Chancellor Philip Hammond has announced investment in artificial intelligence, electric car technology, 5G mobile networks and education and skills in his Budget - yet the tech sector is split on whether it goes far enough.

Hammond said it was imperative that Britain becomes a world leader in technology and innovation in his speech to the House of Commons.

The Budget included funding announcements of £75m for AI; £400m for electric car charge points; £160m for 5G mobile network development; £100m to boost clean car purchases; £100m to train an additional 8,000 computer science teachers and open a National Centre for Computing; and £76m to boost digital and construction skills.

Hammond also announced regulatory changes for on-road driverless car testing with a view to getting driverless cars on UK roads by 2021.

"A new tech business is founded in Britain every hour, and I want that to be every half hour," he said.

The Budget also included a new retraining partnership with the TUC and the CBI to boost digital skills in the face of concerns over increasing automation.

Claire Jolly, head of TMT in the North West at Deloitte, said the 5G funding in particular is welcome.

“Connectivity is the foundation for modern businesses in every sector, and this clear, specific commitment to providing next-generation 5G mobile networks is exactly what the Northern Powerhouse needs in order to thrive,” she said.

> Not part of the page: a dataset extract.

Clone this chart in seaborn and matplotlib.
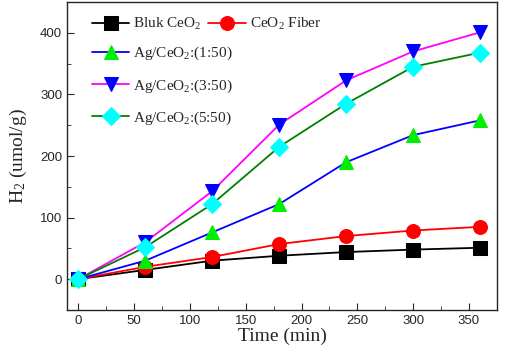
import numpy as np
import pandas as pd
import seaborn as sns
import matplotlib
matplotlib.use("Agg")
from matplotlib import pyplot as plt
from matplotlib.ticker import MultipleLocator

time_min = [0, 60, 120, 180, 240, 300, 360]
bluk_ceo2 = [0, 15, 30, 38, 44, 48, 51]
ceo2_fiber = [0, 20, 36, 57, 70, 79, 85]
ag_1_50 = [0, 30, 76, 122, 190, 234, 258]
ag_3_50 = [0, 60, 143, 251, 323, 370, 401]
ag_5_50 = [0, 52, 122, 215, 285, 345, 368]

labels = ["Bluk CeO$_2$", "CeO$_2$ Fiber", "Ag/CeO$_2$:(1:50)",
          "Ag/CeO$_2$:(3:50)", "Ag/CeO$_2$:(5:50)"]
series = [bluk_ceo2, ceo2_fiber, ag_1_50, ag_3_50, ag_5_50]
line_colors = ["black", "red", "blue", "magenta", "green"]
face_colors = ["black", "red", "#00ee00", "blue", "cyan"]
markers = ["s", "o", "^", "v", "D"]

sns.set_style("ticks")
plt.rcParams["font.family"] = ["Liberation Serif", "DejaVu Serif"]
plt.rcParams["mathtext.fontset"] = "custom"
plt.rcParams["mathtext.rm"] = "Liberation Serif"
plt.rcParams["mathtext.it"] = "Liberation Serif:italic"

fig, ax = plt.subplots(figsize=(5.05, 3.55), dpi=100)

handles = []
for lab, vals, lc, fc, m in zip(labels, series, line_colors, face_colors, markers):
    df = pd.DataFrame({"Time": time_min, "H2": vals})
    sns.lineplot(data=df, x="Time", y="H2", ax=ax, color=lc, marker=m,
                 markersize=10 if m != "D" else 9, markerfacecolor=fc,
                 markeredgecolor=fc, linewidth=1.3)
    handles.append(ax.lines[-1])

ax.set_xlim(-10, 375)
ax.set_ylim(-50, 450)
ax.xaxis.set_major_locator(MultipleLocator(50))
ax.xaxis.set_minor_locator(MultipleLocator(25))
ax.yaxis.set_major_locator(MultipleLocator(100))
ax.yaxis.set_minor_locator(MultipleLocator(50))
ax.tick_params(which="both", direction="in", top=False, right=False)
ax.tick_params(which="major", length=5, labelsize=9.5,
               labelfontfamily="Liberation Sans")
ax.tick_params(which="minor", length=3)
for s in ax.spines.values():
    s.set_visible(True)
    s.set_linewidth(1)

ax.set_xlabel("Time (min)", fontsize=14, labelpad=1)
ax.set_ylabel("H$_2$ (umol/g)", fontsize=14, labelpad=8)

leg_kw = dict(frameon=False, fontsize=11, handlelength=2.45,
              handletextpad=0.25, borderpad=0, borderaxespad=0)
leg1 = ax.legend(handles[:2], labels[:2], ncol=2, loc="upper left",
                 bbox_to_anchor=(92 / 505, 1 - 16 / 355),
                 bbox_transform=fig.transFigure, columnspacing=0.45, **leg_kw)
ax.add_artist(leg1)
ax.legend(handles[2:], labels[2:], loc="upper left",
          bbox_to_anchor=(92 / 505, 1 - 45 / 355),
          bbox_transform=fig.transFigure, labelspacing=0.98, **leg_kw)

plt.subplots_adjust(left=0.133, right=0.984, top=0.994, bottom=0.127)
fig.savefig("out.png", dpi=100)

“It’s highly encouraging to see the Government’s recognition that 5G, in addition to ensuring the high performance of these networks, will form the base upon which businesses can build their digital capabilities.”

Fergus Caheny, head of the technology group at fellow professional services firm Smith & Williamson, said the funding amounts are not enough.

“Any amount is welcome as it puts the issues front and centre,” he said. “However, the aim seems to be to grab headlines, rather than have a material effect.

“Looking at AI, the UK has a commercial and technical advantage over most countries: the investment levels need to reflect this to ensure and maintain our competitive advantage.

“When you consider the hundreds of millions that Google annually invests in its Deepmind AI program, the government cannot sensibly think £75m will achieve this aim.”

Jon Andrews, head of technology and investments at PwC, reflected more positively.

“It’s encouraging to see the government investing in emerging technology like artificial intelligence,” he said.

“This is a good start, but when compared to the potential AI prize, which PwC research shows could add £232bn to the UK economy by 2030, this investment will need to be scaled over time to establish the UK in a leading position.”

Lee Dentith, CEO and founder at Now HealthCare Group, said: “This is a good start and will work towards ensuring the UK stays at the forefront of technological innovation.

“AI is vital in transforming the health of our nation and so R&D investment from PHD student level onwards, will help us and other digital health businesses develop pioneering solutions to tackle health problems.

“We believe in augmentation with our AI and technology strategies to ultimately help ease the burden on the NHS and our GPs. It will be interesting to see how the AI advisory body engages with industry and how big data fits into the bigger picture.”

On the subject of digital skills, BT chief executive Gavin Patterson said: “We welcome the Chancellor's commitment to ensuring that young people receive the investment needed to thrive in the jobs of the future.

"As a country, we need to build on our strengths as a tech leader and ensure that we don't just cope with the challenges ahead but that we inspire, lead and shape the future.”

Jonathan Richards, CEO of small business breatheHR, said: "Today’s Budget addressed upskilling and re-training to support those at risk of losing jobs to automation by additional investment; however, it is a drop in the ocean compared the impact it will have on companies.

“Every business owner I talk to tells me the skills gap is their number one concern, especially as we prepare to leave the EU. It would have been good to see more attention given to investment into SMEs as they are such an integral part of the UK's economy.”

Leon Ifayemi, CEO and founder of SPCE, agreed: “In a speech in which he said he wants a new tech business to launch every half an hour, rather than every 60 minutes, Hammond did not go far enough to support the current batch of small tech firms across the UK.

"There were undoubtedly positive steps forward; but dynamic tech start-ups and scale-ups should have been bolstered by more directed policies to improve access to skills, investment and collaboration in the immediate future.”

Russell Goodenough, client managing director for the transport sector at Fujitsu, addressed the plan for driverless car technology.

“We’re seeing a clear move towards increasingly connected and autonomous cars becoming the norm in just a few years’ time,” he said.

“The government’s investment in the technology is to be welcomed, and it’s up to everyone in the transport sector to come together to agree exactly how this technology will work in the UK.”